As I reflect on my experiences, first within the school setting, initially I remember the bad experiences, and why they were bad. I also think that if my teachers had given me feedback as to what I did wrong, or what I needed to do to improve, the mark at the end of the assignment, or exam, wouldn’t have been as bad. If they would have taken a few extra minutes to provide constructive feedback, and even an opportunity to re-do the assignment with a better, more comprehensive understanding of the tasks, I know those negative experiences would have turned into positive ones instead. Maybe that is part of my beliefs as a teacher. I want all my students to be successful in my class, and understand what it is they are learning. I know it is easier said than done, but I would love to provide second, and third chances to my students, as I would rather them understand the content and be successful, than for them to see a bad mark and quit trying.

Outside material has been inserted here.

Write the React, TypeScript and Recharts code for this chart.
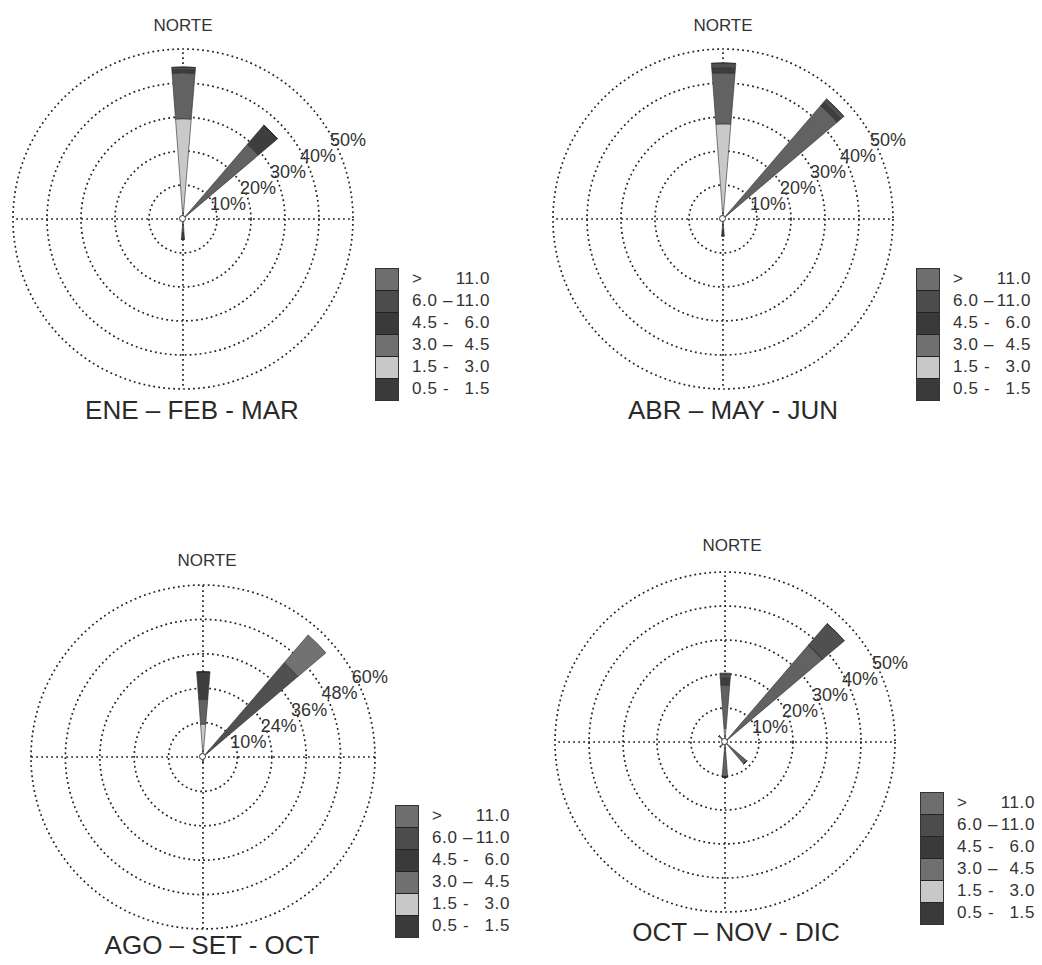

Several years ago, I had a teacher that I really enjoyed. He would cover the content with us to make sure we understood it, using current events and issues of interest to make it relatable and easier to understand. During and at the end of each unit, he would allow us the opportunity to work as a class and decide together when things would be due, and when our unit exam would take place. It gave us the responsibility and ownership we wanted and needed as a class to work together, while still meeting our own individual needs. If we wanted to have the exam a month from the day, he would allow us to, but he also made it very clear that we would be covering new content each day. He also always advised us that it would be easier to have the assignments and exam due earlier, so we would not get ‘lost’ or ‘forget’ important material we covered during the time within the unit. I think as a (be)coming teacher, I would love to adopt this technique into my classroom. Not only does it create a relationship with the students, but it also helps develop the trust with them as well. I think being able to relate and create open relationships with the students will help not only you as the teacher, but the students as well, both in terms of their assessment and evaluation, as well as their ability to communicate and ask the questions they have, or the misunderstandings that may come about.